Supplied data:
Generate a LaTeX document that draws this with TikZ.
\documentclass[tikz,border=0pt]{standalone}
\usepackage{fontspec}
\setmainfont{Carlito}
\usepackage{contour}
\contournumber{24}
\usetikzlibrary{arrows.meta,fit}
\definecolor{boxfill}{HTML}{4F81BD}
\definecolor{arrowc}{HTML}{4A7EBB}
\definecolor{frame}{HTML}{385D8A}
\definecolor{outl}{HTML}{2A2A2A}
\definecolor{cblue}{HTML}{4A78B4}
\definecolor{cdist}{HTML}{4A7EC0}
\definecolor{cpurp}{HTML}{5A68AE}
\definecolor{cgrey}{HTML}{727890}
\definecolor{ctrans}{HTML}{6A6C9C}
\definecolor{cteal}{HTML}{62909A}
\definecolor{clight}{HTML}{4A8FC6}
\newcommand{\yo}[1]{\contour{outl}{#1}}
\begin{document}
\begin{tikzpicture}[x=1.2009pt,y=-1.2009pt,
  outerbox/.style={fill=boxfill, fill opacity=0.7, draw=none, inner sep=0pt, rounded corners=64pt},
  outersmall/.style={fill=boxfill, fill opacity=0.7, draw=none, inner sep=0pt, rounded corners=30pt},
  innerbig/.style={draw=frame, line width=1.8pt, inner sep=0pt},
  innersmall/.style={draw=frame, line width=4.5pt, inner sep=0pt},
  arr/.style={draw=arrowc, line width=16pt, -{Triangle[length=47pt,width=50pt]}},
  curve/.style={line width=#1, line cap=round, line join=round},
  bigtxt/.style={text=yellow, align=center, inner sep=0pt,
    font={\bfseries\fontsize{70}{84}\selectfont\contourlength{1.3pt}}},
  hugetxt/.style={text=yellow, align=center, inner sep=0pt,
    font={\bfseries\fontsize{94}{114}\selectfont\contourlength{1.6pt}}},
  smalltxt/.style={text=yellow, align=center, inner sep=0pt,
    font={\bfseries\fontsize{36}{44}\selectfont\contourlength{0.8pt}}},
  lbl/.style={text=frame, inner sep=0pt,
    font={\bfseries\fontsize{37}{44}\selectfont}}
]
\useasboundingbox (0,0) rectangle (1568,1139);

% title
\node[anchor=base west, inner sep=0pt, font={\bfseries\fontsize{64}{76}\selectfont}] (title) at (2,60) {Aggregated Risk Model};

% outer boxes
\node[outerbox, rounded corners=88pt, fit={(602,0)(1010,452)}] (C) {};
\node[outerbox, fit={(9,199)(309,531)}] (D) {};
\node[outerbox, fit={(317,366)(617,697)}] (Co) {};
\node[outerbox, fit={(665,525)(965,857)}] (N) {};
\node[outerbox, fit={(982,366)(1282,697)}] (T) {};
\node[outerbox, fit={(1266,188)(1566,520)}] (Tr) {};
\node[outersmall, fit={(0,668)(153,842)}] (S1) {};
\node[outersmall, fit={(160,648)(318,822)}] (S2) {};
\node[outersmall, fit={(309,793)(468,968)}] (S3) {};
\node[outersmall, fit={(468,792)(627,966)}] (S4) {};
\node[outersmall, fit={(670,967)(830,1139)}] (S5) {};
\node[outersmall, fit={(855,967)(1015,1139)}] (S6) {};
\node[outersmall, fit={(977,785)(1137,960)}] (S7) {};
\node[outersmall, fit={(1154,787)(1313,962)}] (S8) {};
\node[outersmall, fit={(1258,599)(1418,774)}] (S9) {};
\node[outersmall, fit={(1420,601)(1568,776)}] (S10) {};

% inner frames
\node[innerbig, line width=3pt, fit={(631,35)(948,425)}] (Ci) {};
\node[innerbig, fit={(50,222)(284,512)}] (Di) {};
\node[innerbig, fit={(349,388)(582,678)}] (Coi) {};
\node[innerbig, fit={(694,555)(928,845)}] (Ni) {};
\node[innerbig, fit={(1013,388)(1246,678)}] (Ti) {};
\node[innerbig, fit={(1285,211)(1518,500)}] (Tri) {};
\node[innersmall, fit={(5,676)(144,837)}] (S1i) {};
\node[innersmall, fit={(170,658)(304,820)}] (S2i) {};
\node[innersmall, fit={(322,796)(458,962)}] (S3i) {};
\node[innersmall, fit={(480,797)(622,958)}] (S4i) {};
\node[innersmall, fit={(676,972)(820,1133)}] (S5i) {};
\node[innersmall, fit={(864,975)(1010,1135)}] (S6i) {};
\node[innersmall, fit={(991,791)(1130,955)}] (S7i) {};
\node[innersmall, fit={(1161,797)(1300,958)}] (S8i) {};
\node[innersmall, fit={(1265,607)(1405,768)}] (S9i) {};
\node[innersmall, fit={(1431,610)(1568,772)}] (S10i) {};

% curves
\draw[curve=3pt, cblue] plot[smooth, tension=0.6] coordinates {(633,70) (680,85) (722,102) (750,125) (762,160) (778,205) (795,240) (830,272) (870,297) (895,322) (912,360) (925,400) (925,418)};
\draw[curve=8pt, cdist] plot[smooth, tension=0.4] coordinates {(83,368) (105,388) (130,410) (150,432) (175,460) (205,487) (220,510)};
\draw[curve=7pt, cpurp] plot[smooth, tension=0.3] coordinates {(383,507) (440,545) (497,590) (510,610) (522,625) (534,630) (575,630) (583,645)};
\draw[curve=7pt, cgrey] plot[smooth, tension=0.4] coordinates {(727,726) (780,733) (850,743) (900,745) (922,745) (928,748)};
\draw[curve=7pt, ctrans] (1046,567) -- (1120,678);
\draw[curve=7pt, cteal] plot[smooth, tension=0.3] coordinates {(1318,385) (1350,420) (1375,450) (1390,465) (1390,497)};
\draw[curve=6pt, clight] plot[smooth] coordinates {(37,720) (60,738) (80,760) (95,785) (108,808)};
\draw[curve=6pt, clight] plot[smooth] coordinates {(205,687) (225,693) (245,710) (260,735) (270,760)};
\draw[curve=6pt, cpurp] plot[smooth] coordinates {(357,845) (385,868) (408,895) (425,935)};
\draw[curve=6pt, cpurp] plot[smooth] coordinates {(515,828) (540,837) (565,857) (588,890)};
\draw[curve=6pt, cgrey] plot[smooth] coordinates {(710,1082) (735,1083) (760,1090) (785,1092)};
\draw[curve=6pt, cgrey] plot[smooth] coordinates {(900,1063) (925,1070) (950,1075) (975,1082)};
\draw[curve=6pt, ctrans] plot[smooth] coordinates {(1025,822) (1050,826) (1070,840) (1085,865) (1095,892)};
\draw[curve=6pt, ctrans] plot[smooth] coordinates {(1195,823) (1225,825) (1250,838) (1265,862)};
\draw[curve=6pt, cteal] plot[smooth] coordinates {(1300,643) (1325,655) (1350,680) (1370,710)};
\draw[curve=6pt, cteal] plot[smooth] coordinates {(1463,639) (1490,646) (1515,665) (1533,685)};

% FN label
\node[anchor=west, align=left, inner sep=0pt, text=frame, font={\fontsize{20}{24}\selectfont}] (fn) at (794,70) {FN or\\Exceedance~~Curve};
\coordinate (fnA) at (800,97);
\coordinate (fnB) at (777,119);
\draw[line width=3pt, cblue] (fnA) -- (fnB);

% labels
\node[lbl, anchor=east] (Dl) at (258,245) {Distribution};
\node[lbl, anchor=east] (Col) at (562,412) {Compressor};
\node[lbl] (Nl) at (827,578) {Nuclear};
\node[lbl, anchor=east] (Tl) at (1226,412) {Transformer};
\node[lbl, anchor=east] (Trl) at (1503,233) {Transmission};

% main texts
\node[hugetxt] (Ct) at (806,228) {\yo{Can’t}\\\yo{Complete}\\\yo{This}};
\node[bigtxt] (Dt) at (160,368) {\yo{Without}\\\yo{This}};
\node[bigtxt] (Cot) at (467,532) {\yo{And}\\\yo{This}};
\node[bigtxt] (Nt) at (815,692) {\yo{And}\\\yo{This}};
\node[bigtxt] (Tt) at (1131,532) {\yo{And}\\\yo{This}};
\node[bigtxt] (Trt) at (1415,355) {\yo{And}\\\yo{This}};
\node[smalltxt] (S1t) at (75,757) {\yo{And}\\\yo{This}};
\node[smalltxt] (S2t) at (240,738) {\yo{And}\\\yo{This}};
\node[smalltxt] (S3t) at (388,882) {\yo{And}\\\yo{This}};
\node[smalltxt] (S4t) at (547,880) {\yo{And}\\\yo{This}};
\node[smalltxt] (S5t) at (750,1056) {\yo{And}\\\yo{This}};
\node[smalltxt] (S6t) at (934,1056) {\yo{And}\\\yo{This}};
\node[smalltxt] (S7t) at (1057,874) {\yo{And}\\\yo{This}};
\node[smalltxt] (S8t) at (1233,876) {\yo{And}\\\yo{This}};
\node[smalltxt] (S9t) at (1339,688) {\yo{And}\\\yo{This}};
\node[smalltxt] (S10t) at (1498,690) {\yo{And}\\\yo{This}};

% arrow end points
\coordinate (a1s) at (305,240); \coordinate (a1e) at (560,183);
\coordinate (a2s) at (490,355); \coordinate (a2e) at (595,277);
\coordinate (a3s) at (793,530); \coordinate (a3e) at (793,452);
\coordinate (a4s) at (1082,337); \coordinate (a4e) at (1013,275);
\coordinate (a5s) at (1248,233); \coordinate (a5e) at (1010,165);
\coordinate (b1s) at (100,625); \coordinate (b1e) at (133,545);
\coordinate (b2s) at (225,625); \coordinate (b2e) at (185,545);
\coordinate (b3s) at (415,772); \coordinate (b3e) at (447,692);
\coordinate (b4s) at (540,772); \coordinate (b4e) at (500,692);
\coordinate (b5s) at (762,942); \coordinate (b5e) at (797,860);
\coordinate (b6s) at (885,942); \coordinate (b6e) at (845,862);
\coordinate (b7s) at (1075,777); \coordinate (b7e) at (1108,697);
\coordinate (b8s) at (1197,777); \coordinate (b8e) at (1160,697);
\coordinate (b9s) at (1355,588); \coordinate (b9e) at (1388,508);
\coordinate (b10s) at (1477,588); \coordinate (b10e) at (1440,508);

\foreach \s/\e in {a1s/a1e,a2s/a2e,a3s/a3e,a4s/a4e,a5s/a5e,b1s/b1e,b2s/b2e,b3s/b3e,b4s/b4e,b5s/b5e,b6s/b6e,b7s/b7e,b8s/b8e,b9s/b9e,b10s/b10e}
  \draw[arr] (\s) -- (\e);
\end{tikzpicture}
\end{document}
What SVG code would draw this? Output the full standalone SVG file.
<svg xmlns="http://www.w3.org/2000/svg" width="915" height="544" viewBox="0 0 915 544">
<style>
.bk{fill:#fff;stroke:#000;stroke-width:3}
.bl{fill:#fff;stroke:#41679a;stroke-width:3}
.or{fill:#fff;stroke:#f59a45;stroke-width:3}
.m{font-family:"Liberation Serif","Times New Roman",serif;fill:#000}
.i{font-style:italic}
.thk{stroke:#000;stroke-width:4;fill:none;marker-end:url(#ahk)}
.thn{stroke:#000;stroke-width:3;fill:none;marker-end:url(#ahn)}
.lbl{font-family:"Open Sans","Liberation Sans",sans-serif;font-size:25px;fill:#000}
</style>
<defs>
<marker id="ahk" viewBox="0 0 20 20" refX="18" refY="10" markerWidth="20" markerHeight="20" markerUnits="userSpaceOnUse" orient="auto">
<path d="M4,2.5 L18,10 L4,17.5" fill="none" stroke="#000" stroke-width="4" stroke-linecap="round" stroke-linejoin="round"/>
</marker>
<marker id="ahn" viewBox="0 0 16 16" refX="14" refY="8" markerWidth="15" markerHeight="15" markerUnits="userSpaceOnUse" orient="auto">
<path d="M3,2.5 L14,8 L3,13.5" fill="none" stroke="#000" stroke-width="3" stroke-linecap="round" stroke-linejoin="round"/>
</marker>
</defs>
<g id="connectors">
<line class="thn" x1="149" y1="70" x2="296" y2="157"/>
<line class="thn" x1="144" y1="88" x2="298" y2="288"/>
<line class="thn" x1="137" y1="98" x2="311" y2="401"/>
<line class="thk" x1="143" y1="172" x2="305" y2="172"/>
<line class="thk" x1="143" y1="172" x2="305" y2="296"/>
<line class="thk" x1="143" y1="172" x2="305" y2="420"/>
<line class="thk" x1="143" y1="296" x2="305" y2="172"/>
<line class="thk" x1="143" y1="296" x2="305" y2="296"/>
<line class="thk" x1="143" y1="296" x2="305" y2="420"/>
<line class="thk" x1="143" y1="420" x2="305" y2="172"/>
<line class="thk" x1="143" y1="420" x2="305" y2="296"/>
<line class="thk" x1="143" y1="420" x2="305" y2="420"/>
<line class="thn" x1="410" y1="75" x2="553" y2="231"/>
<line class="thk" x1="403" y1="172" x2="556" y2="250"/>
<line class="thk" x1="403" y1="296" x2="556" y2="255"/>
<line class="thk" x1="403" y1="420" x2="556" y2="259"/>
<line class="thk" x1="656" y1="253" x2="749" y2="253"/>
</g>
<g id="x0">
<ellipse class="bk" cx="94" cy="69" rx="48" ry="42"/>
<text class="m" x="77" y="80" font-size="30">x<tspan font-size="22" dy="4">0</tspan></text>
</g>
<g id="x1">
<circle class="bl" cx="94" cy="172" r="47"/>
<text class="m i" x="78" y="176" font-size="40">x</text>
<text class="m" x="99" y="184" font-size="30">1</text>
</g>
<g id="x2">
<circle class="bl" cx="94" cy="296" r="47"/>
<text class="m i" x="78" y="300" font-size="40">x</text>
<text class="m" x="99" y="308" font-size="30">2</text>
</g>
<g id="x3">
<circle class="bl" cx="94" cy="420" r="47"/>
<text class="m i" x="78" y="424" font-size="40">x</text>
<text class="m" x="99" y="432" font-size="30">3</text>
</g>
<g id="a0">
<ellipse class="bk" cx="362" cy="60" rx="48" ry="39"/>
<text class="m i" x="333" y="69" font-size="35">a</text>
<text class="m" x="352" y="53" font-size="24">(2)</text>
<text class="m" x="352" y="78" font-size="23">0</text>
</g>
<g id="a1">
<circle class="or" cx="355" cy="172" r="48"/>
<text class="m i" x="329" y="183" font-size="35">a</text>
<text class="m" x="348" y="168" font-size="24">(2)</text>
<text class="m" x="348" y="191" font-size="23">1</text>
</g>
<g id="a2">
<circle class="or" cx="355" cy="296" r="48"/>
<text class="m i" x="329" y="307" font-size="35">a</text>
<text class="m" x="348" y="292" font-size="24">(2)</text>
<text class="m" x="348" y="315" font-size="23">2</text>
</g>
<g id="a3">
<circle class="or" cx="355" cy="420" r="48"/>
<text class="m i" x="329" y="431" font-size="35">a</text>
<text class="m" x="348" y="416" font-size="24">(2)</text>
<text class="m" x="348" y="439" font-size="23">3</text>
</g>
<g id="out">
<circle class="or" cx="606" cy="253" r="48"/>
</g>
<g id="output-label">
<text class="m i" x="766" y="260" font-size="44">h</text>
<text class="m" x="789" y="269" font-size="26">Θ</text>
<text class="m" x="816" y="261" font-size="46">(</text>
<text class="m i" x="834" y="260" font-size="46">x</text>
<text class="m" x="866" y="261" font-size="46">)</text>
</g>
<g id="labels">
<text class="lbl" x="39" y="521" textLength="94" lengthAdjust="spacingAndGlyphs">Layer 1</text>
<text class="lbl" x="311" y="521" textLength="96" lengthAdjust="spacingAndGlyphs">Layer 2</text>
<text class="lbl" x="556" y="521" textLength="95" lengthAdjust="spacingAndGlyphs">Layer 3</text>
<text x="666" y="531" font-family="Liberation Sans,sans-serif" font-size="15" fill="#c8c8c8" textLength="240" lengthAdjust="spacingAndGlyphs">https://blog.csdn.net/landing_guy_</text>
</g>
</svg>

To be done: Repeat exactly, please, each line from the beginning of the data through the line with "(title) at (2,60)" in it, and only those lines.

The solution:
Generate a LaTeX document that draws this with TikZ.
\documentclass[tikz,border=0pt]{standalone}
\usepackage{fontspec}
\setmainfont{Carlito}
\usepackage{contour}
\contournumber{24}
\usetikzlibrary{arrows.meta,fit}
\definecolor{boxfill}{HTML}{4F81BD}
\definecolor{arrowc}{HTML}{4A7EBB}
\definecolor{frame}{HTML}{385D8A}
\definecolor{outl}{HTML}{2A2A2A}
\definecolor{cblue}{HTML}{4A78B4}
\definecolor{cdist}{HTML}{4A7EC0}
\definecolor{cpurp}{HTML}{5A68AE}
\definecolor{cgrey}{HTML}{727890}
\definecolor{ctrans}{HTML}{6A6C9C}
\definecolor{cteal}{HTML}{62909A}
\definecolor{clight}{HTML}{4A8FC6}
\newcommand{\yo}[1]{\contour{outl}{#1}}
\begin{document}
\begin{tikzpicture}[x=1.2009pt,y=-1.2009pt,
  outerbox/.style={fill=boxfill, fill opacity=0.7, draw=none, inner sep=0pt, rounded corners=64pt},
  outersmall/.style={fill=boxfill, fill opacity=0.7, draw=none, inner sep=0pt, rounded corners=30pt},
  innerbig/.style={draw=frame, line width=1.8pt, inner sep=0pt},
  innersmall/.style={draw=frame, line width=4.5pt, inner sep=0pt},
  arr/.style={draw=arrowc, line width=16pt, -{Triangle[length=47pt,width=50pt]}},
  curve/.style={line width=#1, line cap=round, line join=round},
  bigtxt/.style={text=yellow, align=center, inner sep=0pt,
    font={\bfseries\fontsize{70}{84}\selectfont\contourlength{1.3pt}}},
  hugetxt/.style={text=yellow, align=center, inner sep=0pt,
    font={\bfseries\fontsize{94}{114}\selectfont\contourlength{1.6pt}}},
  smalltxt/.style={text=yellow, align=center, inner sep=0pt,
    font={\bfseries\fontsize{36}{44}\selectfont\contourlength{0.8pt}}},
  lbl/.style={text=frame, inner sep=0pt,
    font={\bfseries\fontsize{37}{44}\selectfont}}
]
\useasboundingbox (0,0) rectangle (1568,1139);

% title
\node[anchor=base west, inner sep=0pt, font={\bfseries\fontsize{64}{76}\selectfont}] (title) at (2,60) {Aggregated Risk Model};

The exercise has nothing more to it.